:: DATA FOR THIS TASK

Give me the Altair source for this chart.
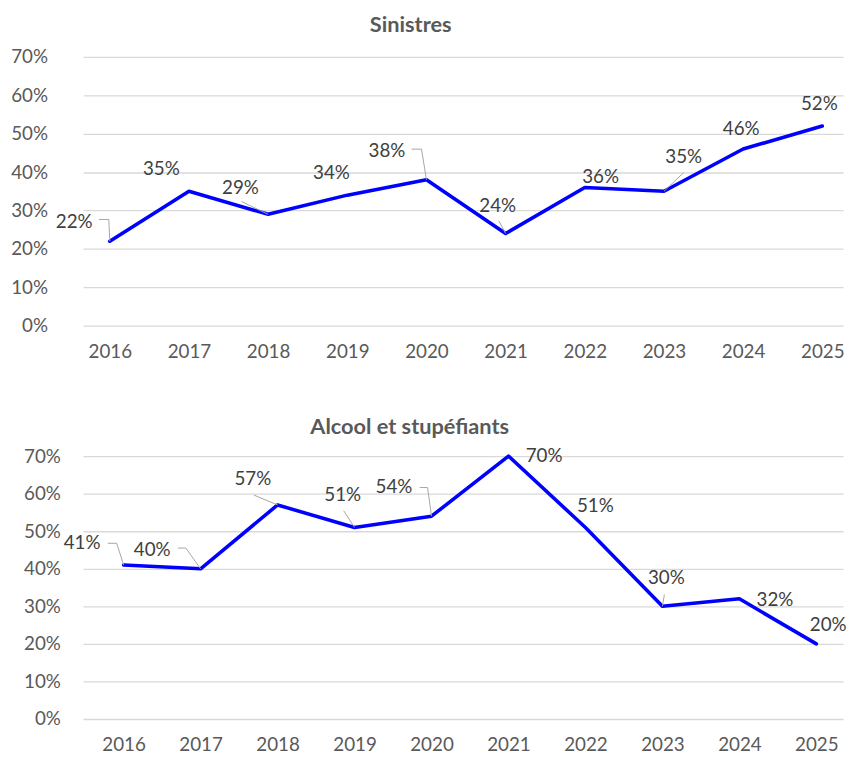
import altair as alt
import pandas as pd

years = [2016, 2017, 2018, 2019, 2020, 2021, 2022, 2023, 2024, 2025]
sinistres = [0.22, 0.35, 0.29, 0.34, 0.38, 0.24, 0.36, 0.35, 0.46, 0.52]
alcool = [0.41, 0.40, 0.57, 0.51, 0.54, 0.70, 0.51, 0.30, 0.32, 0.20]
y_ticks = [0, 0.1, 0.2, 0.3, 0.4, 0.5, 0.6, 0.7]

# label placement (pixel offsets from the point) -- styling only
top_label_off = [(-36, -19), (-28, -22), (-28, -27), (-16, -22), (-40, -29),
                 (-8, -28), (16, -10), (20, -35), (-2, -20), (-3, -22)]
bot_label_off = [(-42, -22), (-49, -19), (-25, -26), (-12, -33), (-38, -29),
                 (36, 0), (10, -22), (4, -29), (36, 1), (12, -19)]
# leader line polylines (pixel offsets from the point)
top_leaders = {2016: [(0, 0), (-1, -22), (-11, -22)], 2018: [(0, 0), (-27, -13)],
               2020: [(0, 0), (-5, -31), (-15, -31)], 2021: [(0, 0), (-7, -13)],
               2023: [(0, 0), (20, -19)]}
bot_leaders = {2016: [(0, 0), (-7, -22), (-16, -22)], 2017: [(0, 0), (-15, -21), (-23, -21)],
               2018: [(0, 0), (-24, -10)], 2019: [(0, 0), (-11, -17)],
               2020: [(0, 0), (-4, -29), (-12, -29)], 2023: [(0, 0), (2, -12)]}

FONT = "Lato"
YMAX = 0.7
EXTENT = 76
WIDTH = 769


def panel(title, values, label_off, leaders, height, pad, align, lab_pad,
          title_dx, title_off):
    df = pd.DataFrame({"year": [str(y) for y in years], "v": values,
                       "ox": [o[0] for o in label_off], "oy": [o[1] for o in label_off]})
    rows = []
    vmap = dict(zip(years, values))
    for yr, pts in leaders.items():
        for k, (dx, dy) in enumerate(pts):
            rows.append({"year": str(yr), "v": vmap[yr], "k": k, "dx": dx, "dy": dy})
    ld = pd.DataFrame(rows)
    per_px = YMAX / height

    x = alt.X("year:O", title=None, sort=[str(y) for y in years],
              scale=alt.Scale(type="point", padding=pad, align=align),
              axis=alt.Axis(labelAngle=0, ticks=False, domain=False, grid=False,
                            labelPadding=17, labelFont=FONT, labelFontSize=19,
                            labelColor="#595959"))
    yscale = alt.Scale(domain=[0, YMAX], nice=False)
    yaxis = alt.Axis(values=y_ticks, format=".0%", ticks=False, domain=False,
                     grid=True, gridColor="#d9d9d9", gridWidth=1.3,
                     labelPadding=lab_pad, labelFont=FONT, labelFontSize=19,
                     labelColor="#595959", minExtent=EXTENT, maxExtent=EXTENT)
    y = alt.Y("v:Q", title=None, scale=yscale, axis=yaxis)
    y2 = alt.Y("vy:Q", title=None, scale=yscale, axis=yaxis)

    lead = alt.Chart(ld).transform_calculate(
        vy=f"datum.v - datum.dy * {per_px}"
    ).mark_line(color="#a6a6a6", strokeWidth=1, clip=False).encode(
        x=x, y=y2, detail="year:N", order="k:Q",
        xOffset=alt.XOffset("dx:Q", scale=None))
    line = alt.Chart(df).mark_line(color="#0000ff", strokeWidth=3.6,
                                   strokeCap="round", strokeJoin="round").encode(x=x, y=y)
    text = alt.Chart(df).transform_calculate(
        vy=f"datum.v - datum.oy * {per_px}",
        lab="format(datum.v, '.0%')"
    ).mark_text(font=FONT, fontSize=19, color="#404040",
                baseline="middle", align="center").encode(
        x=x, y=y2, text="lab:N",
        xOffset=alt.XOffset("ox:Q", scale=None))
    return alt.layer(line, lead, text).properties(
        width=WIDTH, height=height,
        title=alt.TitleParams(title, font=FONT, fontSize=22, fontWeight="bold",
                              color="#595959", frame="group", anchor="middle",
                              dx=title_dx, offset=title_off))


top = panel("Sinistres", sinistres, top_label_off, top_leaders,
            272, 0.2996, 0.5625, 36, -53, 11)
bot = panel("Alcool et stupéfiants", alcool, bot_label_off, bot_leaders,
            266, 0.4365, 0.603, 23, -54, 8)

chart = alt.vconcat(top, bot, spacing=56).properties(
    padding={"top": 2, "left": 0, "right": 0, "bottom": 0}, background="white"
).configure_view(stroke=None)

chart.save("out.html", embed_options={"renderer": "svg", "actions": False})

::::
:: DATA FOR THIS TASK

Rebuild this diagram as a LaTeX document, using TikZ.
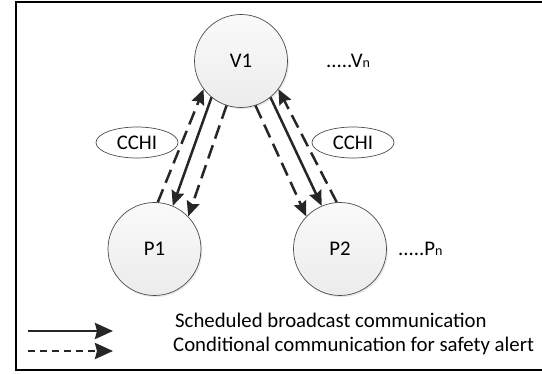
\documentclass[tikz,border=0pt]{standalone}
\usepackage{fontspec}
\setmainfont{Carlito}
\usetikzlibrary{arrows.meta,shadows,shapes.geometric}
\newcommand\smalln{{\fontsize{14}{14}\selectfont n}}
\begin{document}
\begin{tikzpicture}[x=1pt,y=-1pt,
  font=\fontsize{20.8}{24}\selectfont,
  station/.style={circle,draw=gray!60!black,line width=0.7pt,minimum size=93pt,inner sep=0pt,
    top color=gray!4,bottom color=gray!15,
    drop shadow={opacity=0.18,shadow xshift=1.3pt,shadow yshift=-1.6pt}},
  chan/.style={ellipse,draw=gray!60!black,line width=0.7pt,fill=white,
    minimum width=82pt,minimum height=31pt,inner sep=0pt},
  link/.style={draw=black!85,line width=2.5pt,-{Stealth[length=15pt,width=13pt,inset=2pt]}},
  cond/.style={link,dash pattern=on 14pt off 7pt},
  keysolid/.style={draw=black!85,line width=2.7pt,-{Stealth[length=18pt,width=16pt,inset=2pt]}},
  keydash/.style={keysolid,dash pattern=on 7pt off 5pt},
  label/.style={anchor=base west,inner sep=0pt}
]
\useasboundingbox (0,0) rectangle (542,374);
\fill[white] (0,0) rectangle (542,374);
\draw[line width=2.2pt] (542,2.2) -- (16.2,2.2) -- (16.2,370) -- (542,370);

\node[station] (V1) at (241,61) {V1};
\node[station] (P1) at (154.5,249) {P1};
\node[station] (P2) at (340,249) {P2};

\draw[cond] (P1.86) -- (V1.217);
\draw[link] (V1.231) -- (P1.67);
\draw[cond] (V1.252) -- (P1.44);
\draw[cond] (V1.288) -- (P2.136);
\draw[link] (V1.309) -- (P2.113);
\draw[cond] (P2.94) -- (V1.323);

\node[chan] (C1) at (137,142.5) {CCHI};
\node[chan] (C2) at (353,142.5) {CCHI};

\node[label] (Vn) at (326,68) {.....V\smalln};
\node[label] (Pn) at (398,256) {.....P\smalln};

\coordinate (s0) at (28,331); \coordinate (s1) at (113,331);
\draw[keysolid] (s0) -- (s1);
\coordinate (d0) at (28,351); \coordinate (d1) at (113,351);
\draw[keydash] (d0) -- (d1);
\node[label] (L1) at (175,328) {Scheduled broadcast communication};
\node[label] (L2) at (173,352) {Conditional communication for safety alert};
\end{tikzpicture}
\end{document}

::::

THE TASK = Restate word for word the lines that begin at the one with "Give me the Altair source for this chart." and end at the one with "y_ticks = [0, 0.1, 0.2, 0.3, 0.4, 0.5, 0.6, 0.7]", including both, and leave every picture aside.

THE COMPLETED TASK =
Give me the Altair source for this chart.
import altair as alt
import pandas as pd

years = [2016, 2017, 2018, 2019, 2020, 2021, 2022, 2023, 2024, 2025]
sinistres = [0.22, 0.35, 0.29, 0.34, 0.38, 0.24, 0.36, 0.35, 0.46, 0.52]
alcool = [0.41, 0.40, 0.57, 0.51, 0.54, 0.70, 0.51, 0.30, 0.32, 0.20]
y_ticks = [0, 0.1, 0.2, 0.3, 0.4, 0.5, 0.6, 0.7]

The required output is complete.